The most immediately relevant trends for business are the maturation of agentic pipelines, the accessibility of fine-tuning with domain-specific data, multimodal input handling, and smaller models suitable for edge deployment. These are not speculative—they are in transition from early adoption to mainstream availability. The organizations that move deliberately now will compound their advantage through 2026.
Are small language models good enough to replace large frontier models?
For many specific, well-scoped tasks—classification, extraction, summarization of familiar content types—small models are already good enough and offer meaningful advantages in cost, latency, and data privacy. For complex reasoning, novel domains, or tasks requiring broad world knowledge, frontier models still hold significant capability advantages. The practical answer is usually a portfolio, not a replacement.
How should agencies think about neural network interpretability requirements?
Agencies should treat interpretability as a client-facing issue, not just a technical one. As clients in regulated industries ask harder questions about model behavior and auditability, agencies that can document and explain their AI systems will close deals that others lose.

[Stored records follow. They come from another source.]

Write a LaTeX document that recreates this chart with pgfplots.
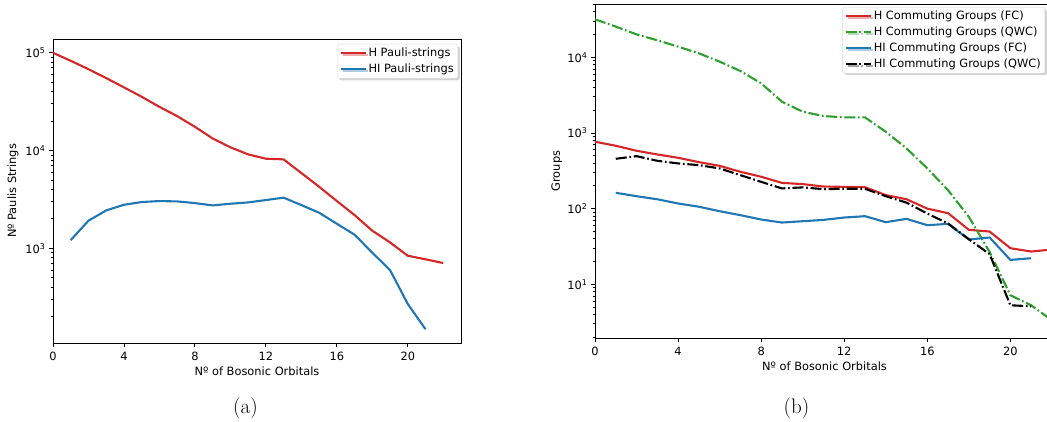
\documentclass[border=0pt]{standalone}
\usepackage{pgfplots}
\pgfplotsset{compat=1.18}
\usepackage{fontspec}
\newfontfamily\dejavu{DejaVu Sans}
\usetikzlibrary{shadows}

\definecolor{mplred}{HTML}{D62728}
\definecolor{mplgreen}{HTML}{2CA02C}
\definecolor{mplblue}{HTML}{1F77B4}

\tikzset{
  solidline/.style={line width=2.1pt},
  dashdot/.style={line width=2.1pt, dash pattern=on 11pt off 2.7pt on 1.7pt off 2.7pt},
}

\pgfplotsset{
  mpl/.style={
    scale only axis,
    font=\dejavu\fontsize{11.4}{13.7}\selectfont,
    xmin=0,
    xtick={0,4,...,20},
    /pgf/number format/assume math mode=true,
    tick align=outside,
    xtick pos=left, ytick pos=left,
    major tick length=4pt, minor tick length=2.3pt,
    every tick/.style={black, line width=0.9pt},
    axis line style={line width=0.9pt},
    xticklabel style={yshift=-2pt},
    xlabel={Nº of Bosonic Orbitals},
    legend cell align=left,
    legend image code/.code={\draw[##1] (0pt,0pt) -- (25pt,0pt);},
    legend style={at={(1,1)}, anchor=north east, xshift=-3pt, yshift=-3pt,
      draw=black!15, fill=white, rounded corners=2pt, row sep=1.8pt,
      inner sep=2pt,
      drop shadow={shadow xshift=2pt, shadow yshift=-2pt, opacity=0.35},
      font=\dejavu\fontsize{11.4}{13.7}\selectfont},
  },
}

\begin{document}
\begin{tikzpicture}
  \begin{semilogyaxis}[mpl,
      at={(53pt,78pt)}, anchor=south west,
      width=408pt, height=304pt,
      xmax=23, ymin=107.7, ymax=138400,
      ytick={1000,10000,100000},
      yticklabels={10\textsuperscript{3},10\textsuperscript{4},10\textsuperscript{5}},
      minor ytick={200,300,400,500,600,700,800,900,2000,3000,4000,5000,6000,7000,8000,9000,20000,30000,40000,50000,60000,70000,80000,90000},
      ylabel={Nº Paulis Strings},
      xlabel style={at={(axis description cs:0.5,-0.092)}, anchor=center},
      ylabel style={at={(axis description cs:-0.098,0.5)}, anchor=center},
      legend style={yshift=-2pt},
    ]
    \addplot[mplred, solidline] coordinates {
      (0,100000)(1,82800)(2,68000)(3,55100)(4,44300)(5,35500)(6,28000)(7,22500)
      (8,17500)(9,13300)(10,10800)(11,9140)(12,8260)(13,8130)(14,5890)(15,4270)
      (16,3050)(17,2190)(18,1515)(19,1150)(20,841)(21,773)(22,708)};
    \addlegendentry{H Pauli-strings}
    \addplot[mplblue, solidline] coordinates {
      (1,1216)(2,1918)(3,2445)(4,2790)(5,2977)(6,3047)(7,3020)(8,2905)(9,2750)
      (10,2860)(11,2950)(12,3120)(13,3300)(14,2770)(15,2315)(16,1785)(17,1380)
      (18,903)(19,600)(20,270)(21,149)};
    \addlegendentry{HI Pauli-strings}
  \end{semilogyaxis}

  \begin{semilogyaxis}[mpl,
      at={(595pt,83pt)}, anchor=south west,
      width=459pt, height=334pt,
      xmax=22.1, ymin=1.95, ymax=50700,
      ytick={10,100,1000,10000},
      yticklabels={10\textsuperscript{1},10\textsuperscript{2},10\textsuperscript{3},10\textsuperscript{4}},
      minor ytick={2,3,4,5,6,7,8,9,20,30,40,50,60,70,80,90,200,300,400,500,600,700,800,900,2000,3000,4000,5000,6000,7000,8000,9000,20000,30000,40000,50000},
      ylabel={Groups},
      xlabel style={at={(axis description cs:0.5,-0.086)}, anchor=center},
      ylabel style={at={(axis description cs:-0.083,0.5)}, anchor=center},
      legend style={xshift=-6pt},
    ]
    \addplot[mplred, solidline] coordinates {
      (0,766)(1,678)(2,582)(3,520)(4,470)(5,412)(6,368)(7,307)(8,264)(9,219)
      (10,211)(11,196)(12,194)(13,192)(14,151)(15,133)(16,100)(17,87)(18,52.5)
      (19,49.8)(20,30)(21,27.1)(22,28.8)};
    \addlegendentry{H Commuting Groups (FC)}
    \addplot[mplgreen, dashdot] coordinates {
      (0,31800)(1,25500)(2,20100)(3,16800)(4,13840)(5,11300)(6,8770)(7,6600)
      (8,4530)(9,2590)(10,1910)(11,1675)(12,1608)(13,1608)(14,1038)(15,625)
      (16,340)(17,175)(18,77.8)(19,26.8)(20,7.16)(21,5.28)(22,3.34)};
    \addlegendentry{H Commuting Groups (QWC)}
    \addplot[mplblue, solidline] coordinates {
      (1,162)(2,146)(3,133)(4,117)(5,106)(6,92.5)(7,82)(8,71.8)(9,65.5)(10,68.2)
      (11,71)(12,76.3)(13,79.5)(14,66.2)(15,73.3)(16,60.4)(17,62.9)(18,39.1)
      (19,41.5)(20,21)(21,22.1)};
    \addlegendentry{HI Commuting Groups (FC)}
    \addplot[black, dashdot] coordinates {
      (1,456)(2,494)(3,429)(4,396)(5,376)(6,340)(7,277)(8,226)(9,185)(10,191)
      (11,181)(12,183)(13,183)(14,146)(15,120)(16,86)(17,63.6)(18,39.5)(19,25)
      (20,5.28)(21,5.12)};
    \addlegendentry{HI Commuting Groups (QWC)}
  \end{semilogyaxis}

  \node[font=\fontsize{21}{25}\selectfont] at (245.5pt,13pt) {(a)};
  \node[font=\fontsize{21}{25}\selectfont] at (796.5pt,13pt) {(b)};

  \pgfresetboundingbox
  \path[use as bounding box] (0pt,0pt) rectangle (1047pt,421pt);
\end{tikzpicture}
\end{document}
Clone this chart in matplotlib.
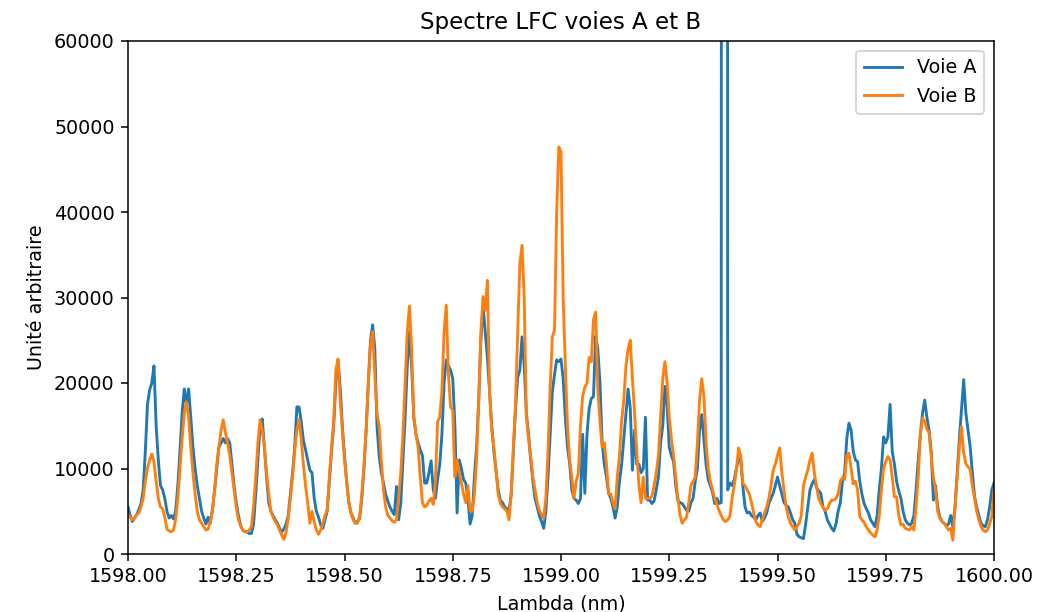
import numpy as np
import matplotlib
matplotlib.use("Agg")
import matplotlib.pyplot as plt
from matplotlib.ticker import FormatStrFormatter

# wavelength grid (nm), one sample every 0.005 nm
lambda_start = 1598.0
lambda_stop = 1600.0
n_samples = 401

# intensities in thousands (arbitrary units)
voie_a_k = [
    5.5, 4.5, 3.8, 4.2, 4.6, 5.2, 5.9, 7.5, 12, 17.5, 19.2, 20.0, 22.0, 15.0, 11.0, 8.0, 7.5, 6.5, 5.0, 4.2,
    4.5, 4.1, 5.0, 8.0, 12.0, 16.5, 19.3, 17.5, 19.3, 16.0, 12.5, 10.0, 8.0, 6.5, 5.0, 4.2, 3.5, 4.3, 3.6, 5.2,
    7.5, 10.0, 12.5, 13.0, 13.5, 13.0, 13.5, 13.0, 10.5, 8.0, 6.0, 4.5, 3.3, 2.8, 2.6, 2.6, 2.4, 2.4, 3.5, 7.0,
    11.0, 15.0, 15.8, 12.5, 9.0, 6.0, 5.0, 4.5, 4.0, 3.6, 3.0, 2.6, 2.9, 3.5, 4.5, 7.0, 9.5, 12.5, 17.2, 17.2,
    15.5, 13.3, 12.2, 11.0, 9.8, 9.5, 6.5, 5.0, 4.3, 3.4, 3.0, 4.0, 5.0, 8.5, 12.0, 15.0, 20.0, 22.7, 19.5, 15.0,
    11.5, 8.5, 6.0, 4.8, 4.2, 3.6, 3.8, 4.2, 6.5, 10.0, 14.5, 20.0, 25.0, 26.8, 24.0, 15.0, 11.5, 9.5, 8.3, 7.0,
    6.2, 5.5, 5.0, 4.6, 7.9, 4.0, 6.0, 11.0, 16.0, 22.0, 26.0, 22.0, 16.0, 14.0, 13.0, 12.2, 11.5, 8.3, 8.3, 9.5,
    10.9, 7.5, 6.5, 8.7, 10.5, 14.0, 20.0, 22.7, 22.0, 21.5, 20.5, 15.0, 4.8, 11.0, 10.0, 8.7, 8.3, 6.5, 3.5, 4.5,
    9.0, 12.5, 18.0, 25.0, 29.0, 26.0, 23.0, 19.0, 15.0, 12.0, 9.8, 7.5, 6.3, 6.0, 5.5, 5.3, 5.0, 7.0, 12.0, 17.0,
    20.7, 21.5, 25.4, 22.0, 16.5, 14.0, 11.0, 8.5, 6.5, 5.5, 4.5, 3.8, 3.0, 5.0, 9.0, 14.0, 19.0, 21.0, 22.7, 22.5,
    22.8, 20.5, 16.0, 12.5, 10.6, 7.5, 6.5, 6.3, 5.9, 6.5, 14.0, 7.1, 14.0, 17.0, 18.2, 18.4, 25.5, 24.0, 20.0, 13.0,
    10.5, 9.0, 7.1, 6.5, 5.5, 4.2, 5.5, 8.5, 10.5, 13.5, 16.4, 19.3, 17.0, 9.8, 14.5, 10.5, 10.5, 9.5, 10.0, 16.0,
    6.3, 6.3, 5.9, 6.2, 7.5, 9.0, 13.0, 15.0, 19.6, 17.5, 12.5, 11.5, 10.8, 8.0, 6.3, 6.0, 5.9, 5.5, 5.1, 5.0,
    6.0, 6.5, 8.5, 10.0, 14.5, 16.3, 13.5, 10.5, 8.7, 8.0, 7.2, 5.9, 6.5, 5.9, 6.0, 950.0, 950.0, 7.5, 8.3, 8.0,
    8.7, 10.0, 11.2, 11.0, 7.9, 5.5, 4.8, 4.9, 4.5, 4.3, 4.0, 4.5, 4.8, 3.8, 4.2, 4.8, 5.9, 6.5, 7.1, 8.0,
    9.0, 8.0, 7.0, 6.0, 5.7, 5.5, 4.8, 4.0, 3.6, 2.3, 2.0, 1.9, 1.8, 3.5, 5.5, 7.5, 8.2, 8.7, 7.8, 7.4,
    7.1, 5.5, 5.0, 4.0, 3.5, 3.0, 2.7, 3.5, 5.0, 6.0, 8.5, 9.5, 13.5, 15.3, 14.5, 12.0, 11.0, 10.8, 8.5, 7.0,
    5.9, 5.3, 4.8, 4.0, 3.6, 3.2, 4.5, 7.5, 10.0, 13.7, 13.0, 13.7, 17.5, 12.0, 10.5, 8.5, 7.4, 6.5, 5.0, 4.0,
    3.6, 3.4, 3.6, 4.5, 7.5, 11.0, 14.0, 16.5, 18.0, 16.0, 14.5, 12.0, 6.3, 8.0, 5.5, 4.3, 3.8, 3.6, 3.3, 3.5,
    4.5, 3.2, 5.5, 9.5, 13.5, 17.0, 20.4, 16.5, 14.5, 12.5, 9.5, 6.8, 5.5, 4.5, 3.6, 3.3, 3.2, 4.0, 5.5, 7.5,
    8.3,
]

voie_b_k = [
    4.6, 4.3, 4.0, 4.2, 4.6, 4.8, 5.5, 6.5, 8.5, 10.0, 11.0, 11.7, 10.8, 8.5, 6.5, 5.5, 5.3, 4.3, 2.9, 2.7,
    2.6, 2.8, 4.0, 6.5, 10.0, 13.5, 16.5, 17.8, 16.0, 12.5, 9.5, 7.0, 5.0, 4.0, 3.6, 3.2, 2.8, 2.9, 3.8, 5.0,
    7.5, 10.5, 12.5, 14.5, 15.7, 14.2, 13.0, 11.5, 9.5, 7.5, 5.5, 4.0, 3.4, 2.8, 2.6, 2.6, 2.8, 3.2, 5.5, 9.0,
    13.0, 15.7, 14.5, 12.5, 9.5, 7.0, 5.0, 4.3, 3.8, 3.4, 2.8, 2.2, 1.7, 2.5, 4.2, 6.5, 9.0, 12.0, 14.5, 15.7,
    13.5, 10.5, 8.0, 6.0, 3.6, 5.0, 3.8, 2.8, 2.3, 2.8, 3.6, 4.5, 5.2, 9.0, 12.5, 15.5, 21.5, 22.8, 18.0, 14.5,
    11.0, 8.5, 6.0, 4.8, 4.0, 3.6, 3.6, 4.4, 7.0, 10.5, 14.5, 20.0, 24.5, 26.0, 21.0, 16.5, 15.0, 11.0, 7.5, 5.5,
    4.5, 4.2, 3.9, 3.7, 4.0, 6.5, 9.5, 14.0, 20.0, 26.0, 29.0, 24.0, 16.0, 14.0, 12.5, 9.0, 6.0, 5.5, 5.7, 6.2,
    6.5, 5.8, 8.5, 15.5, 16.0, 19.0, 26.0, 29.1, 21.0, 17.2, 16.8, 9.0, 11.0, 9.5, 8.3, 7.0, 6.0, 8.0, 5.1, 5.0,
    7.0, 11.0, 18.0, 26.0, 30.1, 28.5, 32.0, 19.0, 14.5, 12.5, 9.8, 7.0, 5.9, 5.5, 5.3, 5.0, 4.0, 7.0, 12.5, 17.5,
    26.0, 34.0, 36.1, 30.0, 16.1, 13.5, 11.5, 9.0, 7.5, 6.0, 5.1, 4.6, 4.2, 6.5, 12.0, 19.5, 25.4, 26.2, 40.0, 47.6,
    47.0, 30.0, 22.0, 15.0, 11.0, 9.0, 6.5, 8.5, 9.4, 15.0, 18.5, 19.5, 20.0, 23.0, 22.5, 27.4, 28.3, 19.2, 15.5, 12.5,
    13.0, 10.5, 7.0, 7.0, 6.0, 5.3, 9.0, 11.5, 15.5, 18.0, 22.0, 24.0, 25.0, 20.5, 16.4, 12.0, 8.0, 6.0, 9.0, 6.5,
    6.5, 6.5, 6.8, 8.0, 9.5, 11.5, 16.0, 20.5, 22.5, 20.0, 16.0, 13.5, 11.5, 9.0, 6.5, 4.5, 3.6, 4.0, 4.3, 6.0,
    8.0, 8.5, 9.0, 13.0, 18.0, 20.5, 18.5, 13.0, 10.0, 8.5, 7.5, 6.5, 5.8, 5.1, 4.5, 4.0, 3.8, 4.0, 4.4, 6.5,
    8.0, 9.8, 12.4, 11.5, 8.3, 8.0, 7.5, 7.0, 6.0, 4.8, 3.8, 3.4, 3.2, 4.0, 4.8, 5.5, 6.5, 8.0, 9.8, 10.5,
    11.5, 12.4, 9.5, 7.5, 5.5, 4.3, 3.6, 3.2, 2.8, 3.2, 3.6, 4.5, 8.0, 9.0, 9.8, 11.0, 11.8, 9.5, 8.0, 6.5,
    5.9, 5.5, 5.1, 5.3, 5.9, 6.3, 6.3, 6.5, 7.0, 8.5, 8.9, 8.7, 11.5, 11.8, 10.0, 8.2, 8.5, 7.5, 4.4, 4.0,
    3.7, 3.2, 2.8, 2.5, 2.2, 2.0, 2.8, 4.5, 7.5, 10.0, 10.8, 11.4, 11.0, 9.0, 6.7, 6.7, 4.5, 3.4, 3.5, 3.0,
    2.9, 2.8, 3.2, 2.8, 5.5, 9.0, 14.0, 15.9, 15.5, 14.6, 14.2, 11.5, 9.0, 7.5, 5.0, 4.2, 3.8, 3.6, 3.2, 2.8,
    3.0, 1.6, 5.5, 9.0, 12.5, 14.9, 11.8, 10.6, 10.2, 9.9, 8.0, 6.5, 5.0, 4.0, 3.2, 2.8, 2.6, 2.8, 3.5, 4.4,
    7.5,
]


def visualise():
    lam = np.linspace(lambda_start, lambda_stop, n_samples)
    voie_a = np.array(voie_a_k) * 1000
    voie_b = np.array(voie_b_k) * 1000

    fig = plt.figure(figsize=(1046 / 138, 612 / 138), dpi=138)
    ax = fig.add_axes([128 / 1046, 58 / 612, 866 / 1046, 513 / 612])

    ax.plot(lam, voie_a, label='Voie A')
    ax.plot(lam, voie_b, label='Voie B')

    ax.set_xlim(lambda_start, lambda_stop)
    ax.set_ylim(0, 60000)
    ax.set_xticks(np.arange(1598.0, 1600.01, 0.25))
    ax.xaxis.set_major_formatter(FormatStrFormatter('%.2f'))

    ax.set_title('Spectre LFC voies A et B')
    ax.set_xlabel('Lambda (nm)')
    ax.set_ylabel('Unité arbitraire')
    ax.legend(loc='upper right')

    fig.savefig("out.png", dpi=138)


if __name__ == '__main__':
    visualise()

Starting to build logging and evaluation practices now positions you well for requirements that will become standard by 2026.
Will neural network training get cheaper or more expensive?
Both, depending on the tier. Frontier training runs are getting more expensive as scale increases. Below the frontier, efficiency improvements—better architectures, better training techniques, better hardware utilization—are reducing the cost of producing capable domain-specific models. The practical effect is that competitive advantage from compute spending is increasingly concentrated at the very top, while accessible capability continues to spread downward.
What skills should professionals build now to stay relevant through 2026?
The highest-leverage skills are evaluation design, prompt and pipeline architecture, fine-tuning methodology, and the ability to translate business requirements into model capability specifications. These compound over time and transfer across model generations. Familiarity with a specific model or vendor is less durable than understanding the underlying patterns that govern when and why neural networks work.
Key Takeaways
- MoE architectures and agentic pipelines are replacing monolithic single-model inference as the dominant production pattern—design for systems, not just models.
- Fine-tuning economics have democratized model specialization; the advantage now lies in data quality and evaluation discipline, not compute access.
- Multimodal capability is moving from impressive to practical, with image understanding maturing and video/audio following closely behind.
- Small models are increasingly viable for edge and on-device deployment, changing privacy, latency, and cost trade-offs across entire categories of applications.
- Interpretability and evaluation rigor are shifting from nice-to-have to competitively and regulatorily necessary—build these practices now.
- Regulatory requirements are architectural constraints, not afterthoughts; compliance is easiest when designed in from the start.
- The 2026 baseline will be defined by teams that moved deliberately in 2024–2025. The window to build a compounding lead is now, not later.